Short exercise — Identify all lines below that hold "React" and collect them.

Available data —
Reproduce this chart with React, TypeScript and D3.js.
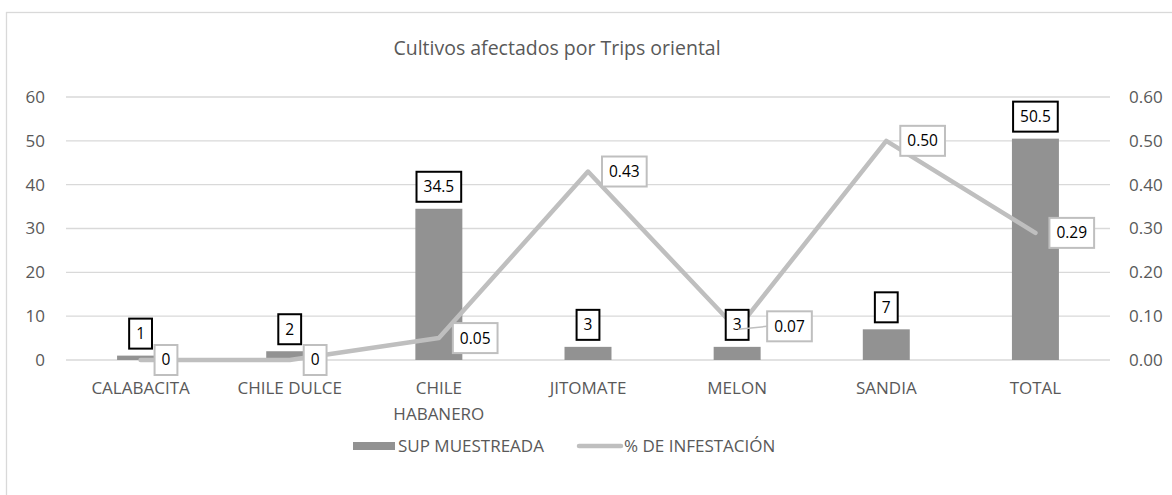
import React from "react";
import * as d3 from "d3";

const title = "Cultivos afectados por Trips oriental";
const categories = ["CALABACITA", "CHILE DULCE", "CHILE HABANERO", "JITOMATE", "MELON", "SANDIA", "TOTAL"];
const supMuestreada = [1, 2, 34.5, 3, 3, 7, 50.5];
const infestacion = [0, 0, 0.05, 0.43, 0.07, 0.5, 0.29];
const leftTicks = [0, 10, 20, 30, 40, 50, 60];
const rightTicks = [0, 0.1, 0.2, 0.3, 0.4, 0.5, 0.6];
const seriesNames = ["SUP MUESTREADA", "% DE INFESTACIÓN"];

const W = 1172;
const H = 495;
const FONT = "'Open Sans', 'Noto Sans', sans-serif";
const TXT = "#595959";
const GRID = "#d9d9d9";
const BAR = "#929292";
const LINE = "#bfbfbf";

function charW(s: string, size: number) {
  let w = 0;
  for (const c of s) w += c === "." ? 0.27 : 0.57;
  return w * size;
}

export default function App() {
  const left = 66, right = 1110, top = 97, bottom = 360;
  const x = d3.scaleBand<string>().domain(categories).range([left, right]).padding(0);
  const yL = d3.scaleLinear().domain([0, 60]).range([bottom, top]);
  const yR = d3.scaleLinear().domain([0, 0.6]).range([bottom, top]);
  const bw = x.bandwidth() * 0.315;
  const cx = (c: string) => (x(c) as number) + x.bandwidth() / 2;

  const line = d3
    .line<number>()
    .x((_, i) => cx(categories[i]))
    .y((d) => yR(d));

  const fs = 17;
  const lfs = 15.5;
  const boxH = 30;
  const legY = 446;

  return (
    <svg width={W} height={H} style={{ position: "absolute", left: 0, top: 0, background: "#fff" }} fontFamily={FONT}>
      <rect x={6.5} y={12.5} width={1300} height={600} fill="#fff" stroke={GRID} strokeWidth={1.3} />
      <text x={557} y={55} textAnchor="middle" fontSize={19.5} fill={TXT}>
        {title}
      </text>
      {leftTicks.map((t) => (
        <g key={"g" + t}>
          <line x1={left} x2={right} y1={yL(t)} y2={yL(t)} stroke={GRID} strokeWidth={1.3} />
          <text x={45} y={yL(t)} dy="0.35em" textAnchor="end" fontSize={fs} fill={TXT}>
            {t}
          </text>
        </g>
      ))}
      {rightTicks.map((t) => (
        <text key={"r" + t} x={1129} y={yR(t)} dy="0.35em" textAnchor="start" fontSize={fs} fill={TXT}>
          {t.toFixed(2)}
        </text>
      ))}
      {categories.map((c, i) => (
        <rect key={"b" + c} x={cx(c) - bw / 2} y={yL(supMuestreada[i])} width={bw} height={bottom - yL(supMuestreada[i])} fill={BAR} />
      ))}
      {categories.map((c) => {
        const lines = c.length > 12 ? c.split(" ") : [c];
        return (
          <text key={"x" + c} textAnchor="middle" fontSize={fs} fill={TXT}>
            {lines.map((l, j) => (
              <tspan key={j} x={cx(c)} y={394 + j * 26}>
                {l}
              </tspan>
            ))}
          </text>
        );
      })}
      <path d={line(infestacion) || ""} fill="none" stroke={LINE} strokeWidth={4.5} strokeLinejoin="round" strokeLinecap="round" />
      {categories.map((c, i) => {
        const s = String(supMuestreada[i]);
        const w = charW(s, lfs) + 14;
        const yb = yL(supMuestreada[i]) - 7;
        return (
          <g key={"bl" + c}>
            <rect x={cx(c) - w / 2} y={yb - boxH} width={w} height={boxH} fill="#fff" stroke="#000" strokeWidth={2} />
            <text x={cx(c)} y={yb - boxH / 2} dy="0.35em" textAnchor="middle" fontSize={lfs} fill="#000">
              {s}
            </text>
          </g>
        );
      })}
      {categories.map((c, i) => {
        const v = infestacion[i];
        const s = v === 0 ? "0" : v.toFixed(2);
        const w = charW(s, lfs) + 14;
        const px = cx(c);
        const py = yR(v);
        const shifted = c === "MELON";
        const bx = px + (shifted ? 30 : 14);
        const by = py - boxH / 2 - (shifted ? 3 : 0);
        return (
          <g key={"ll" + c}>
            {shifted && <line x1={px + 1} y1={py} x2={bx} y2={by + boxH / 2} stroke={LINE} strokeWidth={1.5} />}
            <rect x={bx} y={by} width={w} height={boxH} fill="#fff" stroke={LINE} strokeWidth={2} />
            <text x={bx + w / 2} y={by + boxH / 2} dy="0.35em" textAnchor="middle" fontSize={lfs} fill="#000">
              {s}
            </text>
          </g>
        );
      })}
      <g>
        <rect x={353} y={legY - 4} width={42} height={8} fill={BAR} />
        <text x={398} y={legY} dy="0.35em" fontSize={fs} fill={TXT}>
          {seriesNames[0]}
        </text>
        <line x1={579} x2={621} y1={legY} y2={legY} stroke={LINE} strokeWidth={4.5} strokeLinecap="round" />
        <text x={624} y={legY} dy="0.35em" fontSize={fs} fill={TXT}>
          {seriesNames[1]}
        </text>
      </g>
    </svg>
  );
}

Expected answer —
Reproduce this chart with React, TypeScript and D3.js.
import React from "react";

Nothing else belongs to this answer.